Technology

Read a Tamil magazine in English – automatic translation

Optical character recognition (OCR) is the technique of typed or printed or handwritten text to computer encoded text (plain text). Machine Translation is the translation (conversion) of text from one language to another.

Today an article about had been published in a Tamil magazine. A friend asked me to translate the same from Tamil in English. Instead of typing it all myself, I wanted to use machine translation – for that first, I needed to get the Tamil text out of the magazine page and then translate them using Google or Bing Translate.

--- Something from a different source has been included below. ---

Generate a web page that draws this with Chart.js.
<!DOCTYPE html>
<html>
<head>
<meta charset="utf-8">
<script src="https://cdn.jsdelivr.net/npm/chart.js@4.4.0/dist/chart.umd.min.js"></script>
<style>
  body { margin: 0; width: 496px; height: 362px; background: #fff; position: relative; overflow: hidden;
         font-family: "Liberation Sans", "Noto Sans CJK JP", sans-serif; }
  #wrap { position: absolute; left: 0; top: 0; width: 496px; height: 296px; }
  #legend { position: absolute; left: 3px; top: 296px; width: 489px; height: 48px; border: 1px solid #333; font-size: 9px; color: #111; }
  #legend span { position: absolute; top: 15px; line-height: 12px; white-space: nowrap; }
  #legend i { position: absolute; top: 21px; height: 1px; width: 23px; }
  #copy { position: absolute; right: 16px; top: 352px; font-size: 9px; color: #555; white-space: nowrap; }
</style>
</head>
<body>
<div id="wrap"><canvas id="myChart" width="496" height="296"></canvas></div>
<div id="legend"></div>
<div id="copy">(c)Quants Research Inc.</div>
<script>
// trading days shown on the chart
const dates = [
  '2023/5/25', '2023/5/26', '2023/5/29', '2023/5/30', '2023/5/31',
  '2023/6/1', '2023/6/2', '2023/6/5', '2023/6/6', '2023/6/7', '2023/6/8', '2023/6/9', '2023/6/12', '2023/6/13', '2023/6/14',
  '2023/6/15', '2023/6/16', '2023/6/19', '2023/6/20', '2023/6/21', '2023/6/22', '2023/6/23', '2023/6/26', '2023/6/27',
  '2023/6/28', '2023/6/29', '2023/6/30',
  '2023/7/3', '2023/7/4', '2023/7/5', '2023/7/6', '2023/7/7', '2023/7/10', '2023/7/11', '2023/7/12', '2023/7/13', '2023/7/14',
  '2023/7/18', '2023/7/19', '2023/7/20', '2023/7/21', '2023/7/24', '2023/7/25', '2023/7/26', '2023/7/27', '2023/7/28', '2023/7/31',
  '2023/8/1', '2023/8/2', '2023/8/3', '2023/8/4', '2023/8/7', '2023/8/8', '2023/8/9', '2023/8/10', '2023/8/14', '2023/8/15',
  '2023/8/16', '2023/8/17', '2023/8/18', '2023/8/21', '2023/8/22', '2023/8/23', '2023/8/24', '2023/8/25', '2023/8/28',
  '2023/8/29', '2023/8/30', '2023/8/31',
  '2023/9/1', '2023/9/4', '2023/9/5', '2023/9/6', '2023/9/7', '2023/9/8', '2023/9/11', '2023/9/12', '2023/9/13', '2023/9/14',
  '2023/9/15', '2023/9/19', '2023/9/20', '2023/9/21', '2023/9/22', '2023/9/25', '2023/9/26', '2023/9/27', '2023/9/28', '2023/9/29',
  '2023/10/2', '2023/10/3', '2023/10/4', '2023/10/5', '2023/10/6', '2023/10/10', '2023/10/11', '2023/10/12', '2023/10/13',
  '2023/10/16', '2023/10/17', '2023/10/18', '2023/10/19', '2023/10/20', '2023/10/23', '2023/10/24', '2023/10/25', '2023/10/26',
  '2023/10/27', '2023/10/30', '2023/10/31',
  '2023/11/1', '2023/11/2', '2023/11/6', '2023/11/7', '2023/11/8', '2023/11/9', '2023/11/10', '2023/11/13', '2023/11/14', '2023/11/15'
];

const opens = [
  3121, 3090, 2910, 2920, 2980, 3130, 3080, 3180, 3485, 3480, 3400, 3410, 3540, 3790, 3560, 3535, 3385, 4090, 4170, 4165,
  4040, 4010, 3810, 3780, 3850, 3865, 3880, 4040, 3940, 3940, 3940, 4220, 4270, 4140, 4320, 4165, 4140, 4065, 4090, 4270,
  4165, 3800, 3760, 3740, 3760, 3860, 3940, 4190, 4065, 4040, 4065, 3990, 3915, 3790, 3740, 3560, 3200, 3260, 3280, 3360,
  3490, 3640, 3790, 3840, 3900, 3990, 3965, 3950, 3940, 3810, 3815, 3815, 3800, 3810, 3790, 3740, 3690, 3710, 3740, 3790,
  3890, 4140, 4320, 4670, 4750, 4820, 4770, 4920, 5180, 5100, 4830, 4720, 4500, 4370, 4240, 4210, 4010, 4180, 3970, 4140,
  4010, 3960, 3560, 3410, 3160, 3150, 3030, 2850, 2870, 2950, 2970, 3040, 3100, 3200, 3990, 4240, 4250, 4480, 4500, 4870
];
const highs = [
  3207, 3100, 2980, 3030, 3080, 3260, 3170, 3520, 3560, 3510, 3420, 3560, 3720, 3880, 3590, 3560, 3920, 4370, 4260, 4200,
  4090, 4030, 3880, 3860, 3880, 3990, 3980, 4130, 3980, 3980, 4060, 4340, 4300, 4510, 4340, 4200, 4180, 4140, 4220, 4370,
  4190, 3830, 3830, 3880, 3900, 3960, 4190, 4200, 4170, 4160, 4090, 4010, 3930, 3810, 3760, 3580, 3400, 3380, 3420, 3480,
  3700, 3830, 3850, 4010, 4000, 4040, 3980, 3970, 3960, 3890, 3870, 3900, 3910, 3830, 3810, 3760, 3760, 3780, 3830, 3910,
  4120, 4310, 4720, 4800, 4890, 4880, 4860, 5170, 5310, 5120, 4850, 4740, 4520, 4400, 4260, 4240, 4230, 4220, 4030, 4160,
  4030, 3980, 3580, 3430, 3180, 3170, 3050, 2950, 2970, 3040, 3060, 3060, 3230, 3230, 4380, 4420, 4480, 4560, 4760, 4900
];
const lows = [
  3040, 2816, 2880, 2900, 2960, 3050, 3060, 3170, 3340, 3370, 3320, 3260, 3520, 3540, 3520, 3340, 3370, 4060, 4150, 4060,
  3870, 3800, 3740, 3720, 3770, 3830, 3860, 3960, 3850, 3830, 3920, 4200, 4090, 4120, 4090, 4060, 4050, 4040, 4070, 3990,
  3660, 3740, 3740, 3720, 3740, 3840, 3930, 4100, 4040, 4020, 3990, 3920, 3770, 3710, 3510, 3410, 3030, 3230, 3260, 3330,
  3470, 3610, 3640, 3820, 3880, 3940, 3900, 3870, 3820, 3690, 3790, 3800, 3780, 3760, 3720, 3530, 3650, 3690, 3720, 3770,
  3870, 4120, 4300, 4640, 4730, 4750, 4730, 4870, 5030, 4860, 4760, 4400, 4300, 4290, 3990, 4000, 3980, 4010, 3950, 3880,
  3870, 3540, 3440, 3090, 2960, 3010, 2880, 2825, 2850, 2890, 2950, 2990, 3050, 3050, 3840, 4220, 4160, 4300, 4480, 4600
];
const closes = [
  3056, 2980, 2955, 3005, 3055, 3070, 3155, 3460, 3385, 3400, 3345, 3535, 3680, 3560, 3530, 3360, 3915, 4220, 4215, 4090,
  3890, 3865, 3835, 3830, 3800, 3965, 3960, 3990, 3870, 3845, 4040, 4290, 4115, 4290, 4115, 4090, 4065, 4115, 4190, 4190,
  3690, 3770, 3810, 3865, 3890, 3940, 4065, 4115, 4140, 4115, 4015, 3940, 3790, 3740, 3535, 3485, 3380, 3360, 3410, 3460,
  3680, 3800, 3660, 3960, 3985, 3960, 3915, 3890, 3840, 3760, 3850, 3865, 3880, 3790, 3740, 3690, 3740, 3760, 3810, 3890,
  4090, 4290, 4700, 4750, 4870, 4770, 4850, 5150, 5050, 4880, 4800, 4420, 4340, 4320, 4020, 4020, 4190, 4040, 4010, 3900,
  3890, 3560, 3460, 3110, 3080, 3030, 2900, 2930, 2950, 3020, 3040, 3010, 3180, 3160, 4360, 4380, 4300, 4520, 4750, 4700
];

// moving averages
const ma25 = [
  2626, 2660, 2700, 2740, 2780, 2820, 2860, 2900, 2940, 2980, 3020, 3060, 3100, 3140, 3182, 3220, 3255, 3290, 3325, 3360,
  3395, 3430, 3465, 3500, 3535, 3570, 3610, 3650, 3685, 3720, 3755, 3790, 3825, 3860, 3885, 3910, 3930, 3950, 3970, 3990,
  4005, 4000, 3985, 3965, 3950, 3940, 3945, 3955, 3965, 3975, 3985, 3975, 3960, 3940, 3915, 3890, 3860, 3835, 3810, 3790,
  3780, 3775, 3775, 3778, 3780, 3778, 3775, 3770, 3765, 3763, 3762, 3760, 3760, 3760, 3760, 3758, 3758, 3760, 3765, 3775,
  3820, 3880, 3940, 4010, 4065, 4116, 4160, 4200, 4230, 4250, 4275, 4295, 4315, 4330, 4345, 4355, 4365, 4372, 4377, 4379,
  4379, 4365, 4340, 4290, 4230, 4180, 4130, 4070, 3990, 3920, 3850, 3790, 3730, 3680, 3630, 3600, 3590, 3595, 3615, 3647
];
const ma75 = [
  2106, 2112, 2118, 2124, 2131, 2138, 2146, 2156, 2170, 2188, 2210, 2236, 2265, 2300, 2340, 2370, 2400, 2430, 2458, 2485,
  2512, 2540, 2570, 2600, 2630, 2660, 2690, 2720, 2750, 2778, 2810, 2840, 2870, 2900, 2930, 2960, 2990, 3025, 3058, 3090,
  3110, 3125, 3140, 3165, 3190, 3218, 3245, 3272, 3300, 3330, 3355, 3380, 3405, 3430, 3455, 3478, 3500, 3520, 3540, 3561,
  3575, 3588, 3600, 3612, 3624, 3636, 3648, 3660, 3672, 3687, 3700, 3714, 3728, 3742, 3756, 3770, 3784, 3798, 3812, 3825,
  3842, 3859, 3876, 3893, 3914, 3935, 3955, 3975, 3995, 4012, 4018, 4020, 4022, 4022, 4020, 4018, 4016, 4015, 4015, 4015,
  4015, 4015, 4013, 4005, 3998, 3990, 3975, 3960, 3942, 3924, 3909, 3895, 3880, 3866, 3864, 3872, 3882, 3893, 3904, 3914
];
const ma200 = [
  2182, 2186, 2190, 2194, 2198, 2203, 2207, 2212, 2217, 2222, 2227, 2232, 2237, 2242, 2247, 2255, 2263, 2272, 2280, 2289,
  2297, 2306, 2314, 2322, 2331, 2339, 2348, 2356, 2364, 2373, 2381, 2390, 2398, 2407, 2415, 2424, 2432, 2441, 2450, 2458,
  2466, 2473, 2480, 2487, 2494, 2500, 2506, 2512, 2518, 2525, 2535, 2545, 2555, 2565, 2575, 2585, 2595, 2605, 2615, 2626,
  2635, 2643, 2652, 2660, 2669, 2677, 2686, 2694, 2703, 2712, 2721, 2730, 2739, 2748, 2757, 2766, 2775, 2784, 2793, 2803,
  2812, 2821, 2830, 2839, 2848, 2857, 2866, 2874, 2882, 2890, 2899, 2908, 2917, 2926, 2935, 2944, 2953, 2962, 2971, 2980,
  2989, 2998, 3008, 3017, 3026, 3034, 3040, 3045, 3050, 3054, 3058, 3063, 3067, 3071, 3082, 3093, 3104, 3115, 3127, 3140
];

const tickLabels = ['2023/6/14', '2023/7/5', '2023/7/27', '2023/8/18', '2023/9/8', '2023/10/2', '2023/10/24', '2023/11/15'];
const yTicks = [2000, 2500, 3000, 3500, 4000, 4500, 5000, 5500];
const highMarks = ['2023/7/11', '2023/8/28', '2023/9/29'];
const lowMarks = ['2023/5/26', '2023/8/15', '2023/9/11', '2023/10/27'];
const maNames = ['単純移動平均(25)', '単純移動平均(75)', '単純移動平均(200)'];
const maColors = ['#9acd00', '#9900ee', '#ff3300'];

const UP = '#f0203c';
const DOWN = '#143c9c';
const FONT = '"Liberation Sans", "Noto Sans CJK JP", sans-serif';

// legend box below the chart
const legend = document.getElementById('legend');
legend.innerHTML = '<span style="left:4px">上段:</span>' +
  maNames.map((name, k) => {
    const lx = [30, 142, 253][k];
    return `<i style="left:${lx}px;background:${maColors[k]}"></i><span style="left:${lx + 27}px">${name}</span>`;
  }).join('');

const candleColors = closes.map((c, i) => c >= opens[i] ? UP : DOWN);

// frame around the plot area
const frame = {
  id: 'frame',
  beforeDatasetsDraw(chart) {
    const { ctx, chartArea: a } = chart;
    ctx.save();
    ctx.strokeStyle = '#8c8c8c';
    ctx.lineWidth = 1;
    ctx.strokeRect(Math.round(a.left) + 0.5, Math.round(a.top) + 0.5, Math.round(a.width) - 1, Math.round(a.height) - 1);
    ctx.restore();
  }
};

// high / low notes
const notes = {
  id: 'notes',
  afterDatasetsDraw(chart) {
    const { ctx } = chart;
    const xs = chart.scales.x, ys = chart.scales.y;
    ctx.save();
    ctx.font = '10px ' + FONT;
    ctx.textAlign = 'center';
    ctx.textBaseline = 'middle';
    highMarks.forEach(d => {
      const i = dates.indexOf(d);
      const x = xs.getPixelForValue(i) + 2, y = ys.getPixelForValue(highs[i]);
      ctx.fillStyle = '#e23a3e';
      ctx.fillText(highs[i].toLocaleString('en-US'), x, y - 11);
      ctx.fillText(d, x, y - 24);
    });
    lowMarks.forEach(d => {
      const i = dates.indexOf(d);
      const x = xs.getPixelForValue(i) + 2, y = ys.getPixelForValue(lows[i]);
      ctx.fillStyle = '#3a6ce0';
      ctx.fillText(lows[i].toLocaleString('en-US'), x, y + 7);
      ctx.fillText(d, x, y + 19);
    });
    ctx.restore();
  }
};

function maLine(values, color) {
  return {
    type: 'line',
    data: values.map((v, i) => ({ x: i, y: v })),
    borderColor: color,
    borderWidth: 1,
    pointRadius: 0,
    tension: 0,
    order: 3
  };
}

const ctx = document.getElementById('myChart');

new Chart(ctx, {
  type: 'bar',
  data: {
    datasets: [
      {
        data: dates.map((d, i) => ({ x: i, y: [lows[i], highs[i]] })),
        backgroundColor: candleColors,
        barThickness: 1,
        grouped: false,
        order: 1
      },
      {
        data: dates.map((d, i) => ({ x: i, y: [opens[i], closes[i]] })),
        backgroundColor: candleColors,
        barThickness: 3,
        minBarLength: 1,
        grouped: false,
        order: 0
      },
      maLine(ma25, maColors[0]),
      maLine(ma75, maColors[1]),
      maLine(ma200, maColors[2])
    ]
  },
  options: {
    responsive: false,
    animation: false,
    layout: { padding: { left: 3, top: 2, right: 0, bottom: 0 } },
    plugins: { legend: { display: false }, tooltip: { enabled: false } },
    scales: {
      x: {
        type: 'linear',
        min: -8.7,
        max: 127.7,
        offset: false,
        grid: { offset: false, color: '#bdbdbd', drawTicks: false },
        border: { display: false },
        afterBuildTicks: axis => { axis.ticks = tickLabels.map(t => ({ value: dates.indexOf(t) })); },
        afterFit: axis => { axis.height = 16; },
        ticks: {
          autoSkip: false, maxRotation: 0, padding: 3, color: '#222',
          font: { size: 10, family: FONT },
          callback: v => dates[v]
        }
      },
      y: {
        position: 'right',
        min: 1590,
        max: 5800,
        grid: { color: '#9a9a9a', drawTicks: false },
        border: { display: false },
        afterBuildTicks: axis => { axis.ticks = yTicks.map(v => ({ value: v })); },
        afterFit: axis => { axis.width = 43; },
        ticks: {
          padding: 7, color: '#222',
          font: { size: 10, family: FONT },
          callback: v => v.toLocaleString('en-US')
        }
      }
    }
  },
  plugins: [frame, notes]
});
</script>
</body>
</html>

There are two methods to get this done.

Method 1 – Using Google Docs

Following are the steps on how I did this:

  1. Scan the article.
  2. The page layout was in two columns, I cropped them into a single column individual files (Google Docs gets confused when you have two columns, it combines the text as one long line).
  3. I joined all the individual files into one long (single column) one – I converted it to a PDF file, but it can be a long JPG file too.
  4. Upload the PDF file to Google Drive.
  5. Right the file and say “Open with Google Docs”.
  6. You will see a new file opened, with Tamil Text. Copy the entire text.
  7. Go to translate.google.com, paste the text and then convert to English.
  8. Copy the English text and paste it into a new file.
Step 1, 2, 3 – Convert the two-column image to a long single column
Step 5, 6 – Upload the image file to Google Drive, then open with Google Docs
Step 7, 8 – Copy the Tamil text, translate using Google Translate and then get the English text

Method 2 – Using Google Translate app

A simpler method if I just wanted to read the Tamil text in English will be to point the camera in Google Translate app at the Tamil text and press Translate!

Update 27th March 2021:

This is not related directly to the above. But recently there have been breakthroughs in the technology that’s powering language translation, with the aim of making them available for less-resource (which tend to be lesser-known) languages around the world. This article from BBC talks about US Intelligence Agency IARPA funding research to develop a system that can find, translate and summarise information from any low-resource language, whether it is in text or speech. An interesting approach that doesn’t require the enormous parallel corpus that’s required in the current machine translation models.

Currently, Google Translates only 100 of the 4000 written languages from around the world.  If these new techniques work one day we may see something like the #StarTrek Universal #Translator or Hitchhiker’s guide #Babelfish coming true!